Embeddings and Tokenize

This page introduces two powerful features: Embeddings and Tokenize.

Embeddings

The Embeddings feature allows you to obtain the embedding vectors for any input text. Simply enter your text and the interface will process it to return the corresponding embedding vectors. These vectors represent the semantic meaning of your text in a high-dimensional space, which can be useful for various downstream tasks like similarity search and clustering.

How to Use Embeddings

  • Input Text: Enter the text for which you need the embedding.
  • Process Embeddings: The system processes the text with the model.
  • Output: The output will be a list of vectors representing the input text's embeddings.
Embedding and Tokenize GIF

Tokenize

The Tokenize feature provides a visual breakdown of how the model splits sentences into tokens.

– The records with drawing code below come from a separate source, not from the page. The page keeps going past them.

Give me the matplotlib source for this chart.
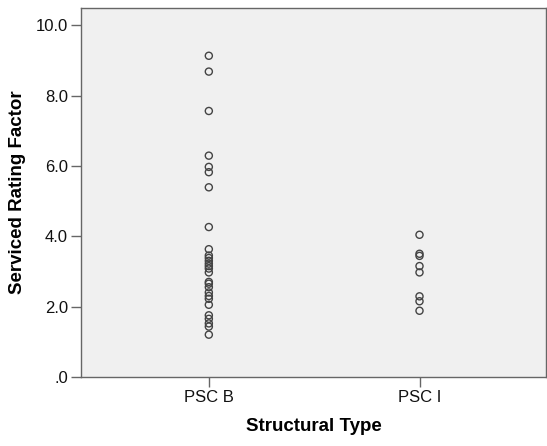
import matplotlib
matplotlib.use("Agg")
import matplotlib.pyplot as plt

plt.rcParams['font.family'] = ['Liberation Sans', 'DejaVu Sans']

categories = ["PSC B", "PSC I"]
psc_b = [9.13, 8.68, 7.56, 6.29, 5.97, 5.82, 5.39, 4.26, 3.63, 3.45, 3.38, 3.30,
         3.22, 3.15, 3.08, 2.97, 2.70, 2.65, 2.55, 2.40, 2.30, 2.22, 2.05, 1.75,
         1.65, 1.52, 1.43, 1.20]
psc_i = [4.04, 3.50, 3.44, 3.15, 2.97, 2.29, 2.15, 1.88]
yticks = [0, 2, 4, 6, 8, 10]
ytick_labels = [".0", "2.0", "4.0", "6.0", "8.0", "10.0"]

fig = plt.figure(figsize=(5.47, 4.46), dpi=100)
ax = fig.add_axes([0.148, 0.155, 0.850, 0.828])
ax.set_facecolor('#F0F0F0')

for i, vals in enumerate([psc_b, psc_i]):
    ax.scatter([i] * len(vals), vals, s=26, facecolors='none',
               edgecolors='#444444', linewidths=1.0, zorder=3)

ax.set_xlim(-0.607, 1.6)
ax.set_ylim(0, 10.5)
ax.set_xticks([0, 1])
ax.set_xticklabels(categories, fontsize=12)
ax.set_yticks(yticks)
ax.set_yticklabels(ytick_labels, fontsize=12)
for s in ax.spines.values():
    s.set_color('#666666')
    s.set_linewidth(1.0)
ax.tick_params(axis='both', direction='out', length=7.5, width=1.0,
               color='#666666', pad=2, labelcolor='#111111')

ax.set_xlabel("Structural Type", fontsize=13.5, fontweight='bold', labelpad=9)
ax.set_ylabel("Serviced Rating Factor", fontsize=13.5, fontweight='bold', labelpad=7)

fig.savefig("out.png", dpi=100)
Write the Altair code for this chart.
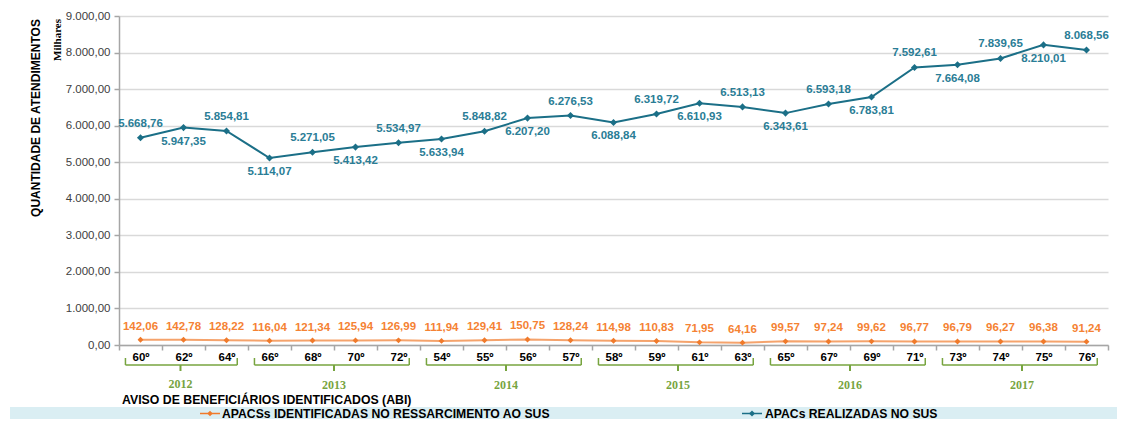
import altair as alt
import pandas as pd

categories = ["60º", "62º", "64º", "66º", "68º", "70º", "72º", "54º", "55º", "56º", "57º",
              "58º", "59º", "61º", "63º", "65º", "67º", "69º", "71º", "73º", "74º", "75º", "76º"]
years = ["2012"] * 3 + ["2013"] * 4 + ["2014"] * 4 + ["2015"] * 4 + ["2016"] * 4 + ["2017"] * 4
apacs_sus = [5668.76, 5947.35, 5854.81, 5114.07, 5271.05, 5413.42, 5534.97, 5633.94, 5848.82,
             6207.20, 6276.53, 6088.84, 6319.72, 6610.93, 6513.13, 6343.61, 6593.18, 6783.81,
             7592.61, 7664.08, 7839.65, 8210.01, 8068.56]
apacs_ress = [142.06, 142.78, 128.22, 116.04, 121.34, 125.94, 126.99, 111.94, 129.41, 150.75,
              128.24, 114.98, 110.83, 71.95, 64.16, 99.57, 97.24, 99.62, 96.77, 96.79, 96.27,
              96.38, 91.24]
y_ticks = [0, 1000, 2000, 3000, 4000, 5000, 6000, 7000, 8000, 9000]
series_names = ["APACSs IDENTIFICADAS NO RESSARCIMENTO AO SUS", "APACs REALIZADAS NO SUS"]
y_title = "QUANTIDADE DE ATENDIMENTOS"
y_unit = "Milhares"
x_title = "AVISO DE BENEFICIÁRIOS IDENTIFICADOS (ABI)"


def br(v):
    return f"{v:,.2f}".replace(",", "X").replace(".", ",").replace("X", ".")


df = pd.DataFrame({
    "cat": categories,
    "year": years,
    "sus": apacs_sus,
    "ress": apacs_ress,
    "sus_lbl": [br(v) for v in apacs_sus],
    "ress_lbl": [br(v) for v in apacs_ress],
    "idx": list(range(len(categories))),
})
df["parity"] = df["idx"] % 2

groups = []
for y in dict.fromkeys(years):
    cats = [c for c, yy in zip(categories, years) if yy == y]
    odd = len(cats) % 2 == 1
    mid = cats[len(cats) // 2]
    groups.append({"year": y, "cat": cats[0], "last": cats[-1], "mid": mid, "odd": odd})
gdf = pd.DataFrame(groups)

BLUE = "#1b6f87"
BLUE_T = "#2a7d96"
ORANGE_L = "#f5a36c"
ORANGE_P = "#f07a2b"
ORANGE_T = "#f58233"
GREEN = "#77a43f"
GRAY = "#a6a6a6"
FONT = "Liberation Sans"
SERIF = "Liberation Serif"

xscale = alt.Scale(type="band", domain=categories, paddingInner=0, paddingOuter=0)
yscale = alt.Scale(domain=[0, 9000], nice=False, zero=True)

x_axis = alt.Axis(title=None, labelAngle=0, labelFont=FONT, labelFontWeight="bold",
                  labelFontSize=11.5, labelColor="#000000", tickBand="extent",
                  tickSize=5, tickColor=GRAY, tickWidth=1.5, domainColor=GRAY,
                  domainWidth=1.5, labelPadding=1, grid=False)

y_axis = alt.Axis(title=None, values=y_ticks, tickCount=10, labelOverlap=False,
                  labelExpr="replace(replace(replace(format(datum.value, ',.2f'), ',', 'X'), '.', ','), 'X', '.')",
                  labelFont=FONT, labelFontSize=11.5, labelColor="#404040",
                  grid=True, gridColor="#d9d9d9", gridWidth=1.5,
                  domainColor=GRAY, domainWidth=1.5, tickColor=GRAY, tickSize=5,
                  tickWidth=1.5, labelPadding=4)


def X(field="cat:N", **kw):
    return alt.X(field, scale=xscale, sort=categories, axis=x_axis, **kw)


def Y(field):
    return alt.Y(field, scale=yscale, axis=y_axis)


base = alt.Chart(df)

sus_line = base.mark_line(color=BLUE, strokeWidth=2).encode(x=X(), y=Y("sus:Q"))
sus_pts = base.mark_point(shape="diamond", filled=True, color=BLUE, size=50, opacity=1).encode(
    x=X(), y=Y("sus:Q"))
sus_lbl_up = base.transform_filter("datum.parity == 0").mark_text(
    font=FONT, fontSize=11.5, fontWeight="bold", color=BLUE_T, dy=-14).encode(
    x=X(), y=Y("sus:Q"), text="sus_lbl:N")
sus_lbl_dn = base.transform_filter("datum.parity == 1").mark_text(
    font=FONT, fontSize=11.5, fontWeight="bold", color=BLUE_T, dy=14).encode(
    x=X(), y=Y("sus:Q"), text="sus_lbl:N")

ress_line = base.mark_line(color=ORANGE_L, strokeWidth=2).encode(x=X(), y=Y("ress:Q"))
ress_pts = base.mark_point(shape="diamond", filled=True, color=ORANGE_P, size=35, opacity=1).encode(
    x=X(), y=Y("ress:Q"))
ress_lbl = base.mark_text(font=FONT, fontSize=11.5, fontWeight="bold", color=ORANGE_T, dy=-13).encode(
    x=X(), y=Y("ress:Q"), text="ress_lbl:N")

gbase = alt.Chart(gdf)
START_BP = 0.15
END_BP = 0.75
br_h = gbase.mark_rule(color=GREEN, strokeWidth=1.5).encode(
    x=X("cat:N", bandPosition=START_BP), x2=alt.X2("last:N", bandPosition=END_BP),
    y=alt.value(349))
br_l = gbase.mark_rule(color=GREEN, strokeWidth=1.5).encode(
    x=X("cat:N", bandPosition=START_BP), y=alt.value(342), y2=alt.value(349))
br_r = gbase.mark_rule(color=GREEN, strokeWidth=1.5).encode(
    x=X("last:N", bandPosition=END_BP), y=alt.value(342), y2=alt.value(349))
br_c_odd = gbase.transform_filter("datum.odd").mark_rule(color=GREEN, strokeWidth=2).encode(
    x=X("mid:N", bandPosition=0.43), y=alt.value(349), y2=alt.value(355))
br_c_even = gbase.transform_filter("!datum.odd").mark_rule(color=GREEN, strokeWidth=2).encode(
    x=X("mid:N", bandPosition=0.0), y=alt.value(349), y2=alt.value(355))
yr_odd = gbase.transform_filter("datum.odd").mark_text(
    font=SERIF, fontSize=12, fontWeight="bold", color=GREEN).encode(
    x=X("mid:N", bandPosition=0.43), y=alt.value(368), text="year:N")
yr_even = gbase.transform_filter("!datum.odd").mark_text(
    font=SERIF, fontSize=12, fontWeight="bold", color=GREEN).encode(
    x=X("mid:N", bandPosition=0.0), y=alt.value(369), text="year:N")


def one(val):
    return alt.Chart(alt.Data(values=[{"t": val}]))


ytitle = one(y_title).mark_text(font=FONT, fontSize=12, fontWeight="bold", color="#000000",
                                angle=270).encode(x=alt.value(-83), y=alt.value(102), text="t:N")
yunit = one(y_unit).mark_text(font=SERIF, fontSize=11, fontWeight="bold", color="#000000",
                              angle=270).encode(x=alt.value(-61), y=alt.value(24), text="t:N")
xtitle = one(x_title).mark_text(font=FONT, fontSize=12.3, fontWeight="bold", color="#000000",
                                align="left").encode(x=alt.value(3), y=alt.value(384), text="t:N")

leg_bg = one("").mark_rect(color="#daeef3").encode(
    x=alt.value(-109), x2=alt.value(998), y=alt.value(391), y2=alt.value(403))
leg_y = 397.5
leg1_line = one("").mark_rule(color=ORANGE_P, strokeWidth=1.5).encode(
    x=alt.value(81), x2=alt.value(101), y=alt.value(leg_y))
leg1_pt = one("").mark_point(shape="diamond", filled=True, color=ORANGE_P, size=30, opacity=1).encode(
    x=alt.value(91), y=alt.value(leg_y))
leg1_txt = one(series_names[0]).mark_text(font=FONT, fontSize=12.2, fontWeight="bold", color="#000000",
                                          align="left").encode(x=alt.value(103), y=alt.value(leg_y), text="t:N")
leg2_line = one("").mark_rule(color=BLUE, strokeWidth=1.5).encode(
    x=alt.value(623), x2=alt.value(643), y=alt.value(leg_y))
leg2_pt = one("").mark_point(shape="diamond", filled=True, color=BLUE, size=35, opacity=1).encode(
    x=alt.value(633), y=alt.value(leg_y))
leg2_txt = one(series_names[1]).mark_text(font=FONT, fontSize=12.2, fontWeight="bold", color="#000000",
                                          align="left").encode(x=alt.value(646), y=alt.value(leg_y), text="t:N")

chart = alt.layer(
    sus_line, sus_pts, sus_lbl_up, sus_lbl_dn,
    ress_line, ress_pts, ress_lbl,
    br_h, br_l, br_r, br_c_odd, br_c_even, yr_odd, yr_even,
    ytitle, yunit, xtitle,
    leg_bg, leg1_line, leg1_pt, leg1_txt, leg2_line, leg2_pt, leg2_txt,
).properties(
    width=989, height=329,
    autosize=alt.AutoSizeParams(type="none"),
    padding={"left": 111, "top": 8, "right": 9, "bottom": 74},
    background="#ffffff",
).configure_view(stroke=None)

chart.save("out.html", embed_options={"renderer": "svg", "actions": False})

This includes both words and sub-words as recognized by the model. In addition, you will also receive the corresponding token IDs for each token.

How to Use Tokenize

  • Input Sentence: Type in the sentence you want to analyze.
  • Process: The sentence is tokenized by the model.
  • Output: You will see a visual representation of the tokenization along with the token IDs, helping you understand how the model processes your input.

Explore these features to gain deeper insights into how your text data is being interpreted and transformed by the model!

Embedding and Tokenize GIF